Where one audience member sees a false equivalency, another might see an attempt at inclusion and fairness. That's why it's just as important for journalists to analyze statements from Trump and his supporters to determine whether they are a defense against the accusation or political rhetoric.
Tony Cavin, NPR's managing editor for standards and practices, told me that the journalists in the newsroom discuss strategies for avoiding false equivalency and amplifying disinformation every week.
"A number of politicians have concluded [that because of social media] they have far more leeway to say things that are untrue," he wrote in an email. "Which means finding a way to report the news and report what newsmakers say without falling into false equivalency or inappropriate amplification is getting increasingly difficult."

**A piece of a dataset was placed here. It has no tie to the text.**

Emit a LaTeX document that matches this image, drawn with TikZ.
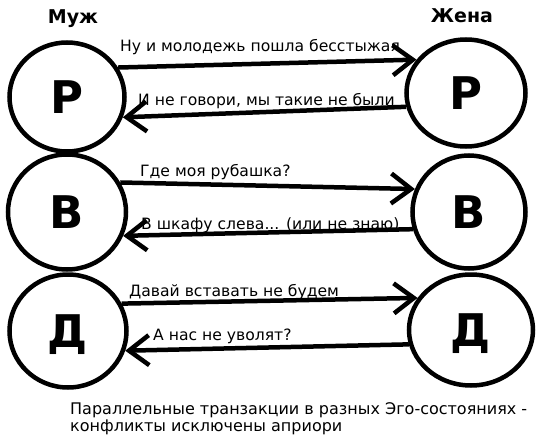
\documentclass[tikz,border=0pt]{standalone}
\usepackage{fontspec}
\setmainfont{DejaVu Sans}
\usetikzlibrary{arrows.meta,shapes.geometric}
\begin{document}
\begin{tikzpicture}[x=1pt,y=-1pt,
  ego/.style={ellipse,draw,line width=4.5pt,inner sep=0pt,
    font=\fontsize{45}{45}\selectfont\bfseries,text depth=0pt},
  who/.style={font=\fontsize{19}{19}\selectfont\bfseries,inner sep=0pt},
  msg/.style={font=\fontsize{15.6}{15.6}\selectfont,inner sep=0pt,anchor=base west},
  tr/.style={line width=4.5pt,-{Straight Barb[length=20pt,width=30pt]}}]
\useasboundingbox (0,0) rectangle (542,439);
\node[ego,minimum width=115pt,minimum height=109pt] (m1) at (67,97) {Р};
\node[ego,minimum width=118pt,minimum height=115pt] (m2) at (67,212) {В};
\node[ego,minimum width=117pt,minimum height=113pt] (m3) at (68,331) {Д};
\node[ego,minimum width=119pt,minimum height=107pt] (w1) at (466,93) {Р};
\node[ego,minimum width=113pt,minimum height=113pt] (w2) at (469,212) {В};
\node[ego,minimum width=124pt,minimum height=111pt] (w3) at (471,330) {Д};
\node[who] (muzh) at (73,19) {Муж};
\node[who] (zhena) at (462,16) {Жена};
\draw[tr] (m1.30) -- (w1.146);
\draw[tr] (w1.193) -- (m1.-20);
\draw[tr] (m2.29) -- (w2.157);
\draw[tr] (w2.197) -- (m2.-23);
\draw[tr] (m3.27) -- (w3.149);
\draw[tr] (w3.193) -- (m3.-19);
\node[msg] (t1) at (120,51.7) {Ну и молодежь пошла бесстыжая};
\node[msg] (t2) at (138,105) {И не говори, мы такие не были};
\node[msg] (t3) at (140,176) {Где моя рубашка?};
\node[msg] (t4) at (141,229) {В шкафу слева... (или не знаю)};
\node[msg] (t5) at (129,296.5) {Давай вставать не будем};
\node[msg] (t6) at (153,340) {А нас не уволят?};
\node[msg,font=\fontsize{16}{16}\selectfont] (c1) at (70,414.5) {Параллельные транзакции в разных Эго-состояниях -};
\node[msg,font=\fontsize{16}{16}\selectfont] (c2) at (70,431.5) {конфликты исключены априори};
\end{tikzpicture}
\end{document}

Calamur added that his team was much less interested in what House members were saying in the wake of the search warrant and much more interested in the silence from the Senate leadership.
He added that he and his team have developed their guidelines organically, by covering politics through two Trump campaigns and one term as president.
But he's never written down this strategy for avoiding amplification during the era in which politicians have mastered the art of using social media to plant disinformation. "I should just write it down," he said.
Identifying practical strategies for selecting information that belongs in news reports and techniques for avoiding the amplification of disinformation and false equivalencies is a worthwhile investment. Creating a written memo would enhance the conversation among journalists who are separated by job duties, time zones, experience levels and work shifts.
Widely sharing the Washington Desk's standards would create a consistent approach across the entire news organization and benefit other journalists in the public radio network.
Consistent standards are highly important to audience members. After all, if news consumers see a single story that they feel amplifies disinformation or perpetuates false equivalencies, they may judge all of NPR.